What to produce |
Skip the pictures and quote all of the lines exactly.
-------- Provided data
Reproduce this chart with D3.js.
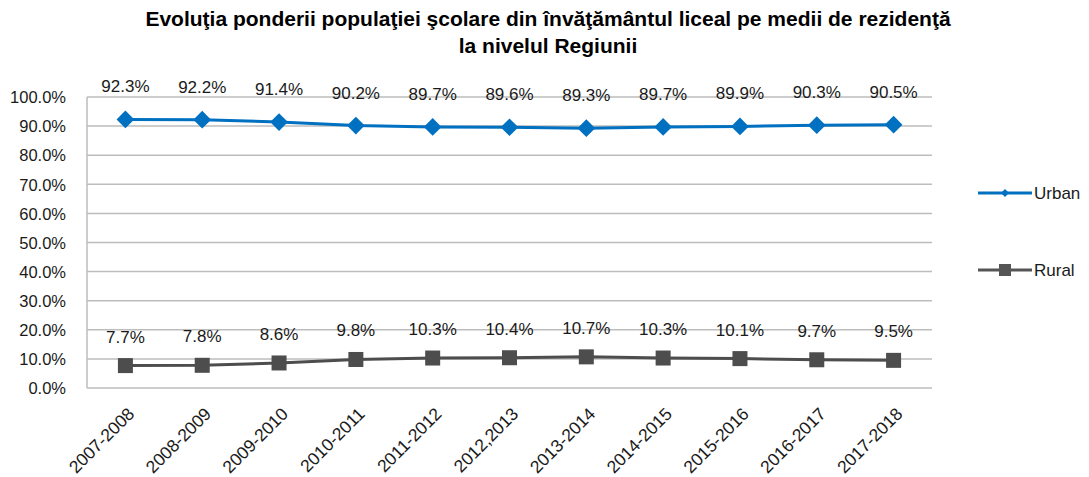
<!DOCTYPE html>
<html><head><meta charset="utf-8">
<script src="https://cdn.jsdelivr.net/npm/d3@7"></script>
<style>body{margin:0;background:#fff}svg{display:block}</style>
</head><body>
<script>
const categories = ["2007-2008","2008-2009","2009-2010","2010-2011","2011-2012","2012,2013","2013-2014","2014-2015","2015-2016","2016-2017","2017-2018"];
const urban = [92.3,92.2,91.4,90.2,89.7,89.6,89.3,89.7,89.9,90.3,90.5];
const rural = [7.7,7.8,8.6,9.8,10.3,10.4,10.7,10.3,10.1,9.7,9.5];
const yTicks = [0,10,20,30,40,50,60,70,80,90,100];
const titleLines = ["Evoluţia ponderii populaţiei şcolare din învăţământul liceal pe medii de rezidenţă","la nivelul Regiunii"];

const W=1089,H=477;
const svg=d3.select("body").append("svg").attr("width",W).attr("height",H);
const font="'Liberation Sans', Arial, sans-serif";
const x=d3.scaleBand().domain(categories).range([87,932]);
const y=d3.scaleLinear().domain([0,100]).range([388,97]);

// title
svg.append("g").selectAll("text").data(titleLines).join("text")
  .attr("x",548).attr("y",(d,i)=>26+i*27).attr("text-anchor","middle")
  .attr("font-family",font).attr("font-weight","bold").attr("font-size",21)
  .attr("fill","#000").text(d=>d);

// grid
svg.append("g").selectAll("line").data(yTicks).join("line")
  .attr("x1",87).attr("x2",932).attr("y1",d=>y(d)).attr("y2",d=>y(d))
  .attr("stroke","#BDBDBD").attr("stroke-width",1.5);
svg.append("line").attr("x1",87).attr("x2",87).attr("y1",97).attr("y2",388).attr("stroke","#BDBDBD").attr("stroke-width",1.5);

// y axis labels
const yAxis=d3.axisLeft(y).tickValues(yTicks).tickSize(0).tickPadding(0).tickFormat(d=>d.toFixed(1)+"%");
const ga=svg.append("g").attr("transform","translate(66,0)").call(yAxis);
ga.select(".domain").remove();
ga.selectAll("text").attr("font-family",font).attr("font-size",16.5).attr("fill","#1a1a1a").attr("dy","0.35em");

// x axis labels
const xAxis=d3.axisBottom(x).tickSize(0).tickPadding(0);
const gx=svg.append("g").attr("transform","translate(0,388)").call(xAxis);
gx.select(".domain").remove();
gx.selectAll("text").attr("font-family",font).attr("font-size",17.5).attr("fill","#1a1a1a")
  .attr("text-anchor","end").attr("dy",null).attr("y",0)
  .attr("transform","translate(10,27) rotate(-45)");

const cx=i=>x(categories[i])+x.bandwidth()/2;
const line=d3.line().x((d,i)=>cx(i)).y(d=>y(d));

// urban
svg.append("path").datum(urban).attr("d",line).attr("fill","none").attr("stroke","#0070C0").attr("stroke-width",3);
svg.append("g").selectAll("path").data(urban).join("path")
  .attr("d",d3.symbol(d3.symbolDiamond2,200)).attr("transform",(d,i)=>`translate(${cx(i)},${y(d)})`)
  .attr("fill","#0070C0");
svg.append("g").selectAll("text").data(urban).join("text")
  .attr("x",(d,i)=>cx(i)).attr("y",d=>y(d)-27).attr("text-anchor","middle")
  .attr("font-family",font).attr("font-size",17).attr("fill","#1a1a1a").text(d=>d.toFixed(1)+"%");

// rural
svg.append("path").datum(rural).attr("d",line).attr("fill","none").attr("stroke","#4D4D4D").attr("stroke-width",3);
svg.append("g").selectAll("rect").data(rural).join("rect")
  .attr("x",(d,i)=>cx(i)-7.5).attr("y",d=>y(d)-7.5).attr("width",15).attr("height",15).attr("fill","#4D4D4D");
svg.append("g").selectAll("text").data(rural).join("text")
  .attr("x",(d,i)=>cx(i)).attr("y",d=>y(d)-23).attr("text-anchor","middle")
  .attr("font-family",font).attr("font-size",17).attr("fill","#1a1a1a").text(d=>d.toFixed(1)+"%");

// legend
const leg=[{name:"Urban",c:"#0070C0",y:193,m:"d"},{name:"Rural",c:"#555",y:270,m:"s"}];
const lg=svg.append("g");
leg.forEach(l=>{
  lg.append("line").attr("x1",978).attr("x2",1032).attr("y1",l.y).attr("y2",l.y).attr("stroke",l.c).attr("stroke-width",3);
  if(l.m==="d") lg.append("path").attr("d",d3.symbol(d3.symbolDiamond2,40)).attr("transform",`translate(1005,${l.y})`).attr("fill",l.c);
  else lg.append("rect").attr("x",999).attr("y",l.y-6).attr("width",12).attr("height",12).attr("fill",l.c);
  lg.append("text").attr("x",1034).attr("y",l.y).attr("dy","0.35em").attr("font-family",font).attr("font-size",17).attr("fill","#1a1a1a").text(l.name);
});
</script>
</body></html>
----------------
Answer for the task |
Reproduce this chart with D3.js.
<!DOCTYPE html>
<html><head><meta charset="utf-8">
<script src="https://cdn.jsdelivr.net/npm/d3@7"></script>
<style>body{margin:0;background:#fff}svg{display:block}</style>
</head><body>
<script>
const categories = ["2007-2008","2008-2009","2009-2010","2010-2011","2011-2012","2012,2013","2013-2014","2014-2015","2015-2016","2016-2017","2017-2018"];
const urban = [92.3,92.2,91.4,90.2,89.7,89.6,89.3,89.7,89.9,90.3,90.5];
const rural = [7.7,7.8,8.6,9.8,10.3,10.4,10.7,10.3,10.1,9.7,9.5];
const yTicks = [0,10,20,30,40,50,60,70,80,90,100];
const titleLines = ["Evoluţia ponderii populaţiei şcolare din învăţământul liceal pe medii de rezidenţă","la nivelul Regiunii"];

const W=1089,H=477;
const svg=d3.select("body").append("svg").attr("width",W).attr("height",H);
const font="'Liberation Sans', Arial, sans-serif";
const x=d3.scaleBand().domain(categories).range([87,932]);
const y=d3.scaleLinear().domain([0,100]).range([388,97]);

// title
svg.append("g").selectAll("text").data(titleLines).join("text")
  .attr("x",548).attr("y",(d,i)=>26+i*27).attr("text-anchor","middle")
  .attr("font-family",font).attr("font-weight","bold").attr("font-size",21)
  .attr("fill","#000").text(d=>d);

// grid
svg.append("g").selectAll("line").data(yTicks).join("line")
  .attr("x1",87).attr("x2",932).attr("y1",d=>y(d)).attr("y2",d=>y(d))
  .attr("stroke","#BDBDBD").attr("stroke-width",1.5);
svg.append("line").attr("x1",87).attr("x2",87).attr("y1",97).attr("y2",388).attr("stroke","#BDBDBD").attr("stroke-width",1.5);

// y axis labels
const yAxis=d3.axisLeft(y).tickValues(yTicks).tickSize(0).tickPadding(0).tickFormat(d=>d.toFixed(1)+"%");
const ga=svg.append("g").attr("transform","translate(66,0)").call(yAxis);
ga.select(".domain").remove();
ga.selectAll("text").attr("font-family",font).attr("font-size",16.5).attr("fill","#1a1a1a").attr("dy","0.35em");

// x axis labels
const xAxis=d3.axisBottom(x).tickSize(0).tickPadding(0);
const gx=svg.append("g").attr("transform","translate(0,388)").call(xAxis);
gx.select(".domain").remove();
gx.selectAll("text").attr("font-family",font).attr("font-size",17.5).attr("fill","#1a1a1a")
  .attr("text-anchor","end").attr("dy",null).attr("y",0)
  .attr("transform","translate(10,27) rotate(-45)");

const cx=i=>x(categories[i])+x.bandwidth()/2;
const line=d3.line().x((d,i)=>cx(i)).y(d=>y(d));

// urban
svg.append("path").datum(urban).attr("d",line).attr("fill","none").attr("stroke","#0070C0").attr("stroke-width",3);
svg.append("g").selectAll("path").data(urban).join("path")
  .attr("d",d3.symbol(d3.symbolDiamond2,200)).attr("transform",(d,i)=>`translate(${cx(i)},${y(d)})`)
  .attr("fill","#0070C0");
svg.append("g").selectAll("text").data(urban).join("text")
  .attr("x",(d,i)=>cx(i)).attr("y",d=>y(d)-27).attr("text-anchor","middle")
  .attr("font-family",font).attr("font-size",17).attr("fill","#1a1a1a").text(d=>d.toFixed(1)+"%");

// rural
svg.append("path").datum(rural).attr("d",line).attr("fill","none").attr("stroke","#4D4D4D").attr("stroke-width",3);
svg.append("g").selectAll("rect").data(rural).join("rect")
  .attr("x",(d,i)=>cx(i)-7.5).attr("y",d=>y(d)-7.5).attr("width",15).attr("height",15).attr("fill","#4D4D4D");
svg.append("g").selectAll("text").data(rural).join("text")
  .attr("x",(d,i)=>cx(i)).attr("y",d=>y(d)-23).attr("text-anchor","middle")
  .attr("font-family",font).attr("font-size",17).attr("fill","#1a1a1a").text(d=>d.toFixed(1)+"%");

// legend
const leg=[{name:"Urban",c:"#0070C0",y:193,m:"d"},{name:"Rural",c:"#555",y:270,m:"s"}];
const lg=svg.append("g");
leg.forEach(l=>{
  lg.append("line").attr("x1",978).attr("x2",1032).attr("y1",l.y).attr("y2",l.y).attr("stroke",l.c).attr("stroke-width",3);
  if(l.m==="d") lg.append("path").attr("d",d3.symbol(d3.symbolDiamond2,40)).attr("transform",`translate(1005,${l.y})`).attr("fill",l.c);
  else lg.append("rect").attr("x",999).attr("y",l.y-6).attr("width",12).attr("height",12).attr("fill",l.c);
  lg.append("text").attr("x",1034).attr("y",l.y).attr("dy","0.35em").attr("font-family",font).attr("font-size",17).attr("fill","#1a1a1a").text(l.name);
});
</script>
</body></html>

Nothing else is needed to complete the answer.